Descriptions, Reviews, Etc.
Publisher Description:

Tells the story of one state in particular whose role in the slave trade was outsized: Rhode Island

Historians have written expansively about the slave economy and its vital role in early American economic life. Like their northern neighbors, Rhode Islanders bought and sold slaves and supplies that sustained plantations throughout the Americas; however, nowhere else was this business so important. During the colonial period trade with West Indian planters provided Rhode Islanders with molasses, the key ingredient for their number one export: rum. More than 60 percent of all the slave ships that left North America left from Rhode Island. During the antebellum period Rhode Islanders were the leading producers of "negro cloth," a coarse wool-cotton material made especially for enslaved blacks in the American South.

Clark-Pujara draws on the documents of the state, the business, organizational, and personal records of their enslavers, and the few first-hand accounts left by enslaved and free black Rhode Islanders to reconstruct their lived experiences.
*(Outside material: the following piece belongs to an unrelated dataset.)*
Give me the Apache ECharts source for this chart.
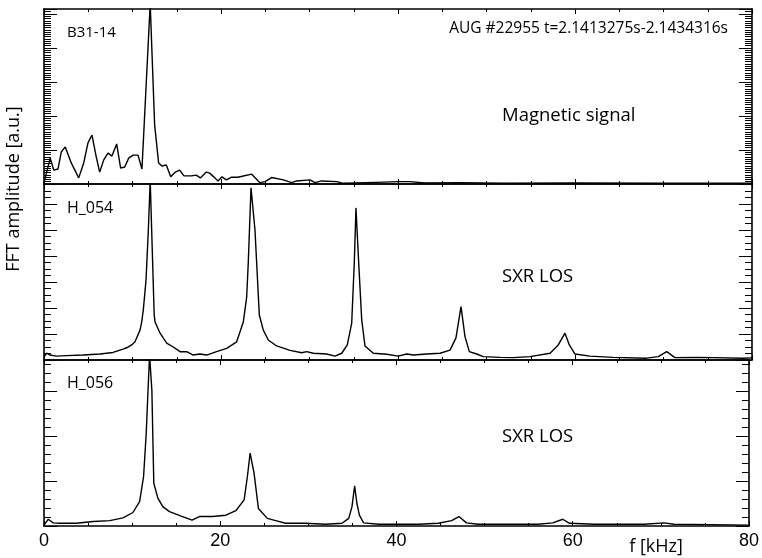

The business of slavery encouraged slaveholding, slowed emancipation and led to circumscribed black freedom. Enslaved and free black people pushed back against their bondage and the restrictions placed on their freedom. It is convenient, especially for northerners, to think of slavery as southern institution. The erasure or marginalization of the northern black experience and the centrality of the business of slavery to the northern economy allows for a dangerous fiction--that North has no history of racism to overcome. But we cannot afford such a delusion if we are to truly reconcile with our past.


Contributor Bio(s): Clark-Pujara, Christy: - Christy Clark-Pujara is Associate Professor of History in the Afro-American Studies Department at the University of Wisconsin--Madison.